*SOURCE MATERIAL*.

■ ■ ■ ■

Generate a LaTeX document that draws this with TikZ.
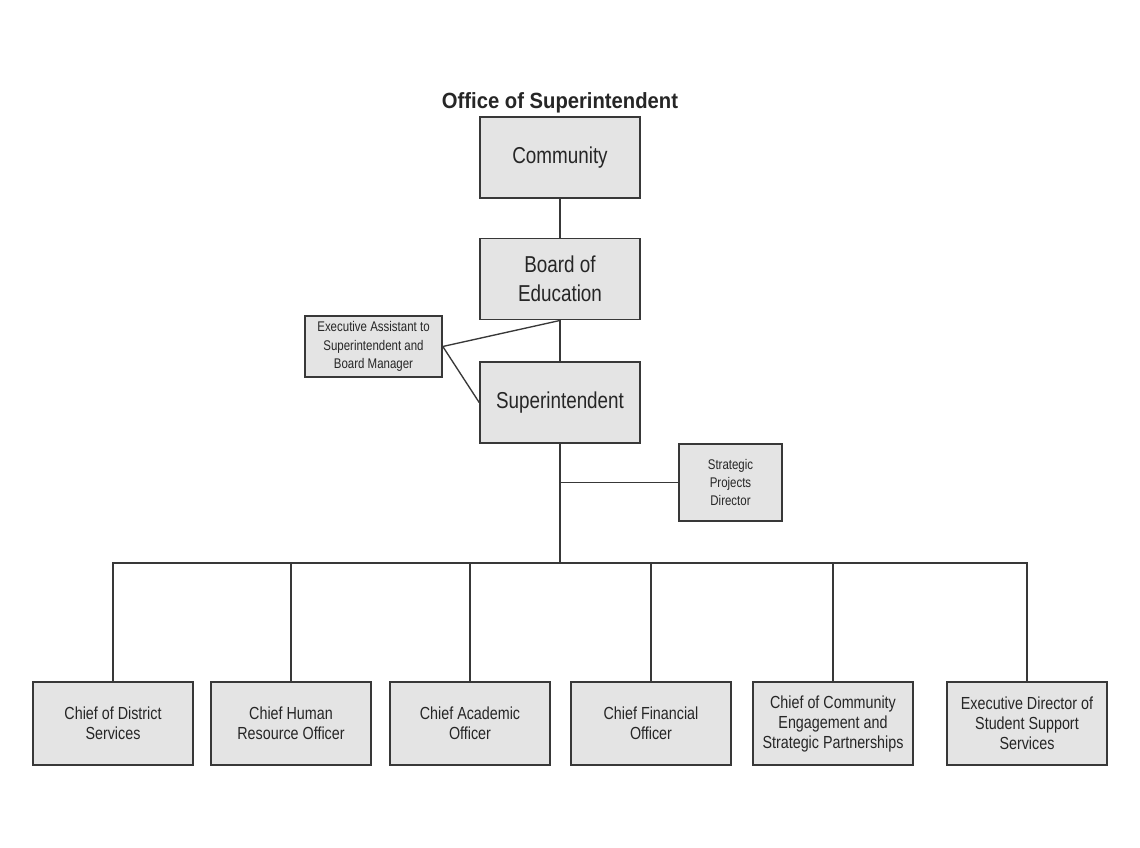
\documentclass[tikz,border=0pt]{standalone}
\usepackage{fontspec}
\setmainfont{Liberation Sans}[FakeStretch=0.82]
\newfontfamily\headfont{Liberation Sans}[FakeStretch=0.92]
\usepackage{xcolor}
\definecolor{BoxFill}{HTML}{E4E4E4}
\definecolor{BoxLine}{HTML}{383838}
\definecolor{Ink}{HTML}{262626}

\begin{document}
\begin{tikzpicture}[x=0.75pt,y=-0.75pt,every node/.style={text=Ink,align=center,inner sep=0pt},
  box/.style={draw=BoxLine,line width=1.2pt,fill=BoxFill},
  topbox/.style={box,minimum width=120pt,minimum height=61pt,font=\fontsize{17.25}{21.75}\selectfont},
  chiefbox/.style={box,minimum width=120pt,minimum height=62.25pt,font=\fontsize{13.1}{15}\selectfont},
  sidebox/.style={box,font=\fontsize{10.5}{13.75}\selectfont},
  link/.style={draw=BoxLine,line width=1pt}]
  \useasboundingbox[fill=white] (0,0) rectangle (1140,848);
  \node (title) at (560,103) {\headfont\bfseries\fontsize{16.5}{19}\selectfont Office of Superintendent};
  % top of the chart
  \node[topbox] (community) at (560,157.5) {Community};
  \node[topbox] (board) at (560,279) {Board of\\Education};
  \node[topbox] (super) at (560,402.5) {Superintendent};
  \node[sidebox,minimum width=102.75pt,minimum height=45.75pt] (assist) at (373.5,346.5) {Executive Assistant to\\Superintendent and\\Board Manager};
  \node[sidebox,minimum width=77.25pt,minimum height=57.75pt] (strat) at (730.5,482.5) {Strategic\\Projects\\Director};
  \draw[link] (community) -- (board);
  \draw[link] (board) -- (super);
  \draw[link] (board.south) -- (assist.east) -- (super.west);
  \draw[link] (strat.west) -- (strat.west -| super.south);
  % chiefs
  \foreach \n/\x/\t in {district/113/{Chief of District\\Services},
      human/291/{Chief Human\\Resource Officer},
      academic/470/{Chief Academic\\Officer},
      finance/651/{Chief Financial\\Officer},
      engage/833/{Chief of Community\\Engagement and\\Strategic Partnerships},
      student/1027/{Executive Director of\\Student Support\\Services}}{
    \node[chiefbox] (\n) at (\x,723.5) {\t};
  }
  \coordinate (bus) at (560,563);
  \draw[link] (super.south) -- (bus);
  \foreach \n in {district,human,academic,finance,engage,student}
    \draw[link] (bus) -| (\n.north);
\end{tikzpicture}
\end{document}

■ ■ ■ ■

*STATED GOAL*.
Take the listing above and print it exactly, apart from the pictures.

*ANSWER FOR THE TASK*.
Generate a LaTeX document that draws this with TikZ.
\documentclass[tikz,border=0pt]{standalone}
\usepackage{fontspec}
\setmainfont{Liberation Sans}[FakeStretch=0.82]
\newfontfamily\headfont{Liberation Sans}[FakeStretch=0.92]
\usepackage{xcolor}
\definecolor{BoxFill}{HTML}{E4E4E4}
\definecolor{BoxLine}{HTML}{383838}
\definecolor{Ink}{HTML}{262626}

\begin{document}
\begin{tikzpicture}[x=0.75pt,y=-0.75pt,every node/.style={text=Ink,align=center,inner sep=0pt},
  box/.style={draw=BoxLine,line width=1.2pt,fill=BoxFill},
  topbox/.style={box,minimum width=120pt,minimum height=61pt,font=\fontsize{17.25}{21.75}\selectfont},
  chiefbox/.style={box,minimum width=120pt,minimum height=62.25pt,font=\fontsize{13.1}{15}\selectfont},
  sidebox/.style={box,font=\fontsize{10.5}{13.75}\selectfont},
  link/.style={draw=BoxLine,line width=1pt}]
  \useasboundingbox[fill=white] (0,0) rectangle (1140,848);
  \node (title) at (560,103) {\headfont\bfseries\fontsize{16.5}{19}\selectfont Office of Superintendent};
  % top of the chart
  \node[topbox] (community) at (560,157.5) {Community};
  \node[topbox] (board) at (560,279) {Board of\\Education};
  \node[topbox] (super) at (560,402.5) {Superintendent};
  \node[sidebox,minimum width=102.75pt,minimum height=45.75pt] (assist) at (373.5,346.5) {Executive Assistant to\\Superintendent and\\Board Manager};
  \node[sidebox,minimum width=77.25pt,minimum height=57.75pt] (strat) at (730.5,482.5) {Strategic\\Projects\\Director};
  \draw[link] (community) -- (board);
  \draw[link] (board) -- (super);
  \draw[link] (board.south) -- (assist.east) -- (super.west);
  \draw[link] (strat.west) -- (strat.west -| super.south);
  % chiefs
  \foreach \n/\x/\t in {district/113/{Chief of District\\Services},
      human/291/{Chief Human\\Resource Officer},
      academic/470/{Chief Academic\\Officer},
      finance/651/{Chief Financial\\Officer},
      engage/833/{Chief of Community\\Engagement and\\Strategic Partnerships},
      student/1027/{Executive Director of\\Student Support\\Services}}{
    \node[chiefbox] (\n) at (\x,723.5) {\t};
  }
  \coordinate (bus) at (560,563);
  \draw[link] (super.south) -- (bus);
  \foreach \n in {district,human,academic,finance,engage,student}
    \draw[link] (bus) -| (\n.north);
\end{tikzpicture}
\end{document}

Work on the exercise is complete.